Access to employment, one of the central promises of the ADA, is perhaps most out of reach. Disabled people are still roughly twice as likely as nondisabled Americans to be unemployed and to live in poverty, and these numbers have persisted over time. While employment rates had begun improving in recent years, the COVID-19 pandemic is reversing that trend. Workers with disabilities still face both overt discrimination and implicit bias, but another part of the problem, experts say, is that the Social Security benefit programs on which many disabled people rely come with restrictive eligibility requirements that can act as work disincentives.

People with disabilities have long advocated for changes in these policies, but the rest of the country has been slow to listen. Though 1 in 4 Americans has some sort of disability, they have historically split their support between the two main political parties. Inaccessible polling places also pose a problem, says Keri Gray, who oversees the American Association of People with Disabilities’ voter-registration and civic-engagement campaign. “There’s this lack of creative thinking and problem solving that needs to happen, like, yesterday, for our country to be really effective,” she says. Gray, who is Black, also argues that advocating for disabled people’s right to vote should go hand in hand with fighting for racial justice–something the disability-rights movement hasn’t always done, she says.

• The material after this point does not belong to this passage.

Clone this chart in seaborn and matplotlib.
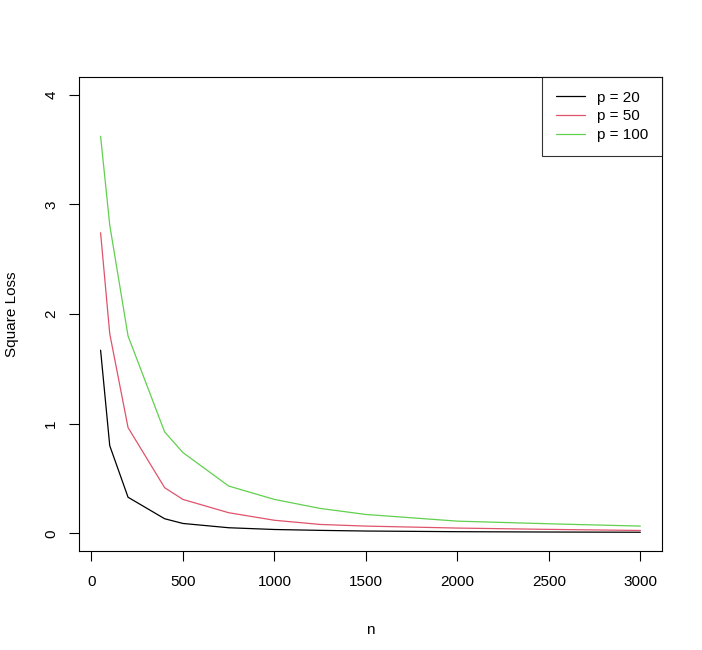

Though that, too, is improving. As younger activists like Gray, who was born the year the ADA was passed, take center stage, they are bringing new, more inclusive ideas about disability rights. Ne’eman, who is writing a book about the history of American disability advocacy, says the increase in people publicly embracing their disability as part of their identity has played an important role in shaping new public attitudes.

The COVID-19 pandemic is also playing a part. With tens of millions of Americans suddenly working and attending school remotely, and thousands experiencing lingering health problems, it’s become more commonplace to think about what it means to need accommodations, rely on friends and neighbors, and depend on government support.